Ik heb inmiddels Eurocommissaris Andriukaitis (SANTE) verzocht het rapport van de
EASAC zo snel mogelijk te laten beoordelen door de EFSA en te bezien of deze nieuwe
wetenschappelijke studie moet leiden tot het intrekken van de goedkeuring van neonicotinoïden
als werkzame stof in gewasbeschermingsmiddelen. Deze brief is in lijn met de zogenoemde
«artikel 21 procedure» in Verordening Gewasbeschermingsmiddelen nr. 1107/2009. Dit
artikel bepaalt dat lidstaten de Europese Commissie kunnen vragen om de goedkeuring
van werkzame stoffen opnieuw te bezien in het licht van nieuwe wetenschappelijke en
technische kennis en monitoringsgegevens. Daarnaast heb ik hem gevraagd de nodige
acties te ondernemen, om in Europa de transitie van hoog-risico gewasbeschermingsmiddelen
naar laag-risico gewasbeschermingsmiddelen te versnellen.
Eveneens heb ik de voorzitter van het College voor de toelating van gewasbeschermingsmiddelen
en biociden (Ctgb) verzocht op basis van het EASAC-rapport de toelating van neonicotinoïden
in Nederland te herbeoordelen en mij zo spoedig mogelijk te informeren of dit onderzoek
het Ctgb aanleiding geeft tot het intrekken van toelatingen van deze middelen.

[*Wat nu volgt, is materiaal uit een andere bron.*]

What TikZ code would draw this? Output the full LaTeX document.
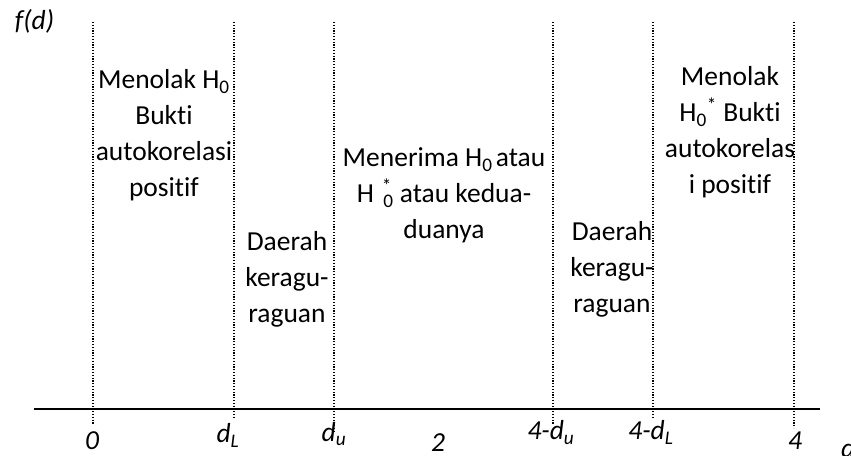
\documentclass[tikz,border=0pt]{standalone}
\usepackage{fontspec}
\setmainfont{Carlito}[Ligatures=NoCommon]
% centred lines with a fixed baseline distance; baseline of the box = first line
\newcommand{\colstack}[1]{\vtop{\baselineskip=27pt\lineskiplimit=-100pt\lineskip=0pt
  \halign{\hfil##\hfil\cr#1\crcr}}}
\begin{document}
\begin{tikzpicture}[x=0.75pt, y=-0.75pt,
  every node/.style={inner sep=0pt, outer sep=0pt, font=\fontsize{20.6pt}{27pt}\selectfont},
  guide/.style={line width=0.9pt, dash pattern=on 0.9pt off 1.2pt},
  axisline/.style={line width=1.5pt},
  region/.style={anchor=base},
  tick/.style={anchor=base, font=\fontsize{20.6pt}{27pt}\selectfont\itshape}]
\useasboundingbox (0,0) rectangle (851,456);

% vertical boundaries of the decision regions
\coordinate (t0)  at (93,22);   \coordinate (b0)  at (93,425);
\coordinate (tL)  at (234,22);  \coordinate (bL)  at (234,417);
\coordinate (tU)  at (334,22);  \coordinate (bU)  at (334,432);
\coordinate (tU4) at (553,22);  \coordinate (bU4) at (553,425);
\coordinate (tL4) at (653,22);  \coordinate (bL4) at (653,417);
\coordinate (t4)  at (794,22);  \coordinate (b4)  at (794,428);
\foreach \a/\b in {t0/b0, tL/bL, tU/bU, tU4/bU4, tL4/bL4, t4/b4}
  \draw[guide] (\a) -- (\b);

% horizontal axis
\coordinate (ax0) at (34,409);
\coordinate (ax1) at (820,409);
\draw[axisline] (ax0) -- (ax1);

% axis titles
\node[anchor=base west, font=\fontsize{20.6pt}{27pt}\selectfont\itshape] (fd) at (15,30) {f(d)};
\node[anchor=base west, font=\fontsize{20.6pt}{27pt}\selectfont\itshape] (dvar) at (841,457) {d};

% tick labels
\node[tick] (l0)  at (92,450)  {0};
\node[tick] (lL)  at (228,443) {d\textsubscript{L}};
\node[tick] (lU)  at (334,441) {d\textsubscript{u}};
\node[tick] (l2)  at (438,451) {2};
\node[tick] (lU4) at (551,440) {4-d\textsubscript{u}};
\node[tick] (lL4) at (651,440) {4-d\textsubscript{L}};
\node[tick] (l4)  at (795,450) {4};

% region descriptions
\node[region] (r1) at (164,89)
  {\colstack{Menolak H\textsubscript{0}\cr Bukti\cr autokorelasi\cr positif}};
\node[region] (r2) at (287,251)
  {\colstack{Daerah\cr keragu-\cr raguan}};
\node[region] (r3) at (444,167)
  {\colstack{Menerima H\textsubscript{0\,}atau\cr
   H\hspace{6pt}\rlap{\textsuperscript{*}}\hspace{1pt}\textsubscript{0} atau kedua-\cr duanya}};
\node[region] (r4) at (612,241)
  {\colstack{Daerah\cr keragu-\cr raguan}};
\node[region] (r5) at (730,86)
  {\colstack{Menolak\cr H\textsubscript{0}\textsuperscript{*} Bukti\cr autokorelas\cr i positif}};
\end{tikzpicture}
\end{document}
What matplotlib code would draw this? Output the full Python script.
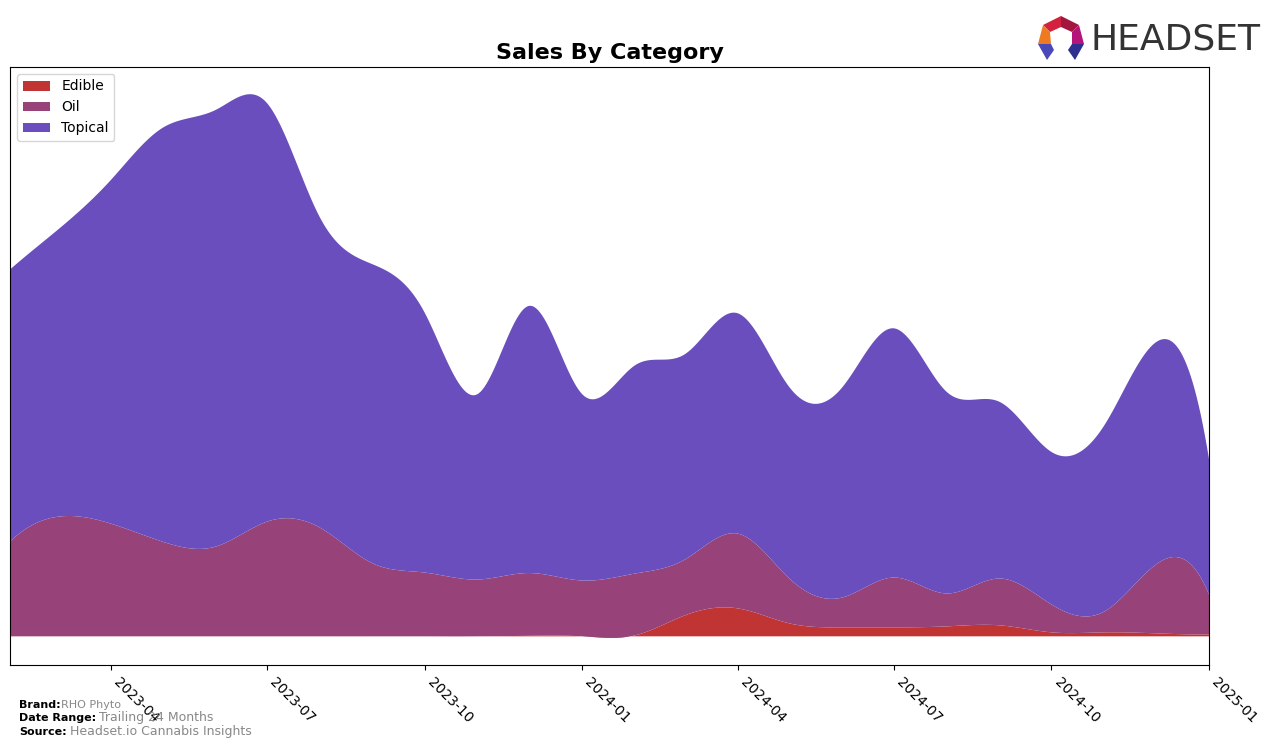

Verder zal ik de voorzitter van de Topsector Tuinbouw en Uitgangsmaterialen verzoeken
bij de komende programmering prioriteit te geven aan onderzoek en innovaties gericht
op de realisatie van de transitie naar vergroening van gewasbeschermingsmiddelen en
een minder afhankelijke voedselproductie.